PHOENIX — Scratch one more wolf.

Less than a year after 11 Mexican wolves were released in a highly touted reintroduction effort, at least five are known dead, another is assumed dead, and the remainder have been recaptured to save them from the rigors of the wild.

Investigators found an 18 month-old male wolf dead last week after radio collar signals indicated he had stopped moving for several hours, said Tom Bauer, spokesman for the U.S. Fish and Wildlife Service in Albuquerque, New Mexico.

It appears to have been shot, he said.

Of the other wolves released earlier this year, four were shot, five were recaptured and one is missing and presumed dead. Federal officials have offered a reward for information in three of the shootings; the fourth wolf was shot by a camper, who was not prosecuted.

A week earlier, Interior Secretary Bruce Babbitt and environmental activists gathered for a photo-op designed to rekindle support for the crumbling reintroduction scheme by playing up the release of two new female wolves into acclimation pens in the Apache National Forest.

Two of the recaptured animals, both males, were returned from the wild to be paired with the new arrivals. They will spend several weeks in the pens before they're set free, Bauer said last week. The other three were recaptured because the deaths of their mates or fellow pack members had left them alone.

"There are no wolves free in the wild in Arizona today," he said. Despite its dismal record so far, federal officials insist they expected some deaths and contend the program isn't failing.

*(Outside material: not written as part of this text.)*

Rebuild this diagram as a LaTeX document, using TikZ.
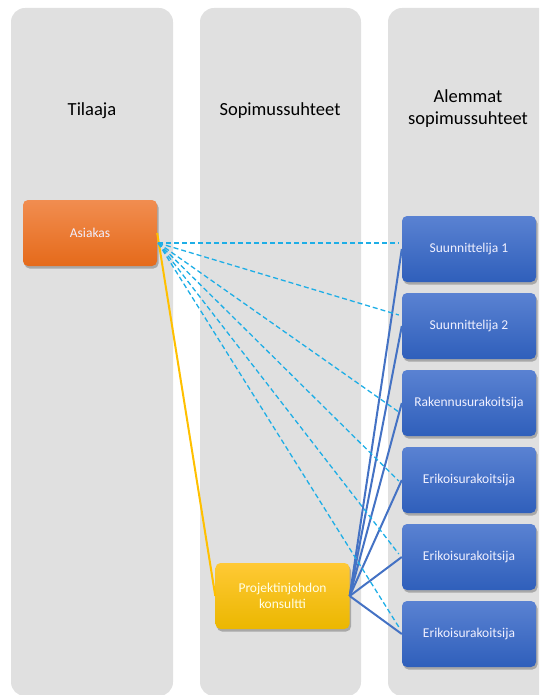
\documentclass[tikz,border=0pt]{standalone}
\usepackage{fontspec}
\setmainfont{Carlito}
\usetikzlibrary{shadows}
\definecolor{colgray}{HTML}{E0E0E0}
\definecolor{orTop}{HTML}{F18D50}
\definecolor{orBot}{HTML}{E56A1A}
\definecolor{blTop}{HTML}{5A82D2}
\definecolor{blBot}{HTML}{2F5FBB}
\definecolor{goTop}{HTML}{FFC935}
\definecolor{goBot}{HTML}{EBB700}
\definecolor{dashc}{HTML}{1EAEE6}
\definecolor{solidc}{HTML}{4472C4}
\definecolor{goldc}{HTML}{FFC000}
\begin{document}
\begin{tikzpicture}[x=1pt,y=-1pt,
  col/.style={fill=colgray, draw=none, rounded corners=14pt},
  title/.style={font=\fontsize{18.5}{22}\selectfont, align=center, text=black},
  box/.style={rounded corners=5pt, minimum width=134pt, minimum height=66pt,
    text=white!94!blue, font=\fontsize{13.5}{16}\selectfont, align=center, inner sep=2pt,
    drop shadow={shadow xshift=1.5pt, shadow yshift=-2.5pt, opacity=0.35, fill=black!75}},
  orangebox/.style={box, top color=orTop, bottom color=orBot},
  bluebox/.style={box, top color=blTop, bottom color=blBot},
  goldbox/.style={box, top color=goTop, bottom color=goBot, text=white!90!yellow},
  dashline/.style={draw=dashc, line width=1.3pt, dash pattern=on 5pt off 3pt},
  solidline/.style={draw=solidc, line width=2pt},
  goldline/.style={draw=goldc, line width=2pt}]
\useasboundingbox (0,0) rectangle (539,695);
\clip (0,0) rectangle (539,695);
% columns
\path[col] (11,8) rectangle (173,696);
\path[col] (200,8) rectangle (361,696);
\path[col] (388,8) rectangle (560,696);
% titles
\node[title] (t1) at (92,111) {Tilaaja};
\node[title] (t2) at (280,111) {Sopimussuhteet};
\node[title] (t3) at (468,109) {Alemmat\\sopimussuhteet};
% boxes
\node[orangebox] (a) at (90,233) {Asiakas};
\node[goldbox] (p) at (282.5,596) {Projektinjohdon\\konsultti};
\node[bluebox] (b1) at (469,249) {Suunnittelija 1};
\node[bluebox] (b2) at (469,326) {Suunnittelija 2};
\node[bluebox] (b3) at (469,403) {Rakennusurakoitsija};
\node[bluebox] (b4) at (469,480) {Erikoisurakoitsija};
\node[bluebox] (b5) at (469,557) {Erikoisurakoitsija};
\node[bluebox] (b6) at (469,634) {Erikoisurakoitsija};
% connectors
\coordinate (src) at ([xshift=1pt,yshift=-10pt]a.east);
\draw[goldline] (a.east) -- (p.west);
\foreach \b in {b1,b2,b3,b4,b5,b6}{\draw[solidline] (p.east) -- (\b.west);}
\draw[dashline] (src) -- ([xshift=-3pt,yshift=6pt]b1.west);
\draw[dashline] (src) -- ([xshift=-3pt,yshift=11pt]b2.west);
\draw[dashline] (src) -- ([xshift=-3pt,yshift=-9pt]b3.west);
\draw[dashline] (src) -- ([xshift=-3pt,yshift=-1pt]b4.west);
\draw[dashline] (src) -- ([xshift=-3pt,yshift=3pt]b5.west);
\draw[dashline] (src) -- ([xshift=-3pt,yshift=7pt]b6.west);
\end{tikzpicture}
\end{document}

The scheme has been heavily opposed by ranchers and some rural residents, who are now being accused by wolf promoters of some sort of orchestrated conspiracy to thwart the program, even though no evidence regarding the shootings has apparently surfaced.

"All the problems that have come up so far are human caused," said Craig Miller, Southwest representative for Defenders of Wildlife. "Wolves are very adaptable. All that needs to happen is people not shoot them."

One wolf promoter has even gone so far as to accuse a New Mexico rancher of soliciting "hit men" to kill the government wolves; she claimed to have received her information from a convict.

More skeptical observers question how any effort by opponents to shoot the elusive wolves could have been so successful, given the vast terrain over which they range and their unpredictable movements. To pull off that many successful shootings, they point out, would appear to require inside knowledge of the wolves' whereabouts at any given time — the sort of information provided by their radio telemetry collars.

That sort of information is not available to the scheme's opponents, but it is available to supporters. Given the brand of "scorched-earth" tactics increasingly embraced by "green" activists, some observers contend it wouldn't be at all out of character for the more radical among them to "sacrifice" a few individual wolves for the "greater good."

They might consider it a cheap price to pay if it could generate public sympathy for a program that is both legally and environmentally questionable — particularly if they could vilify their opponents in the process.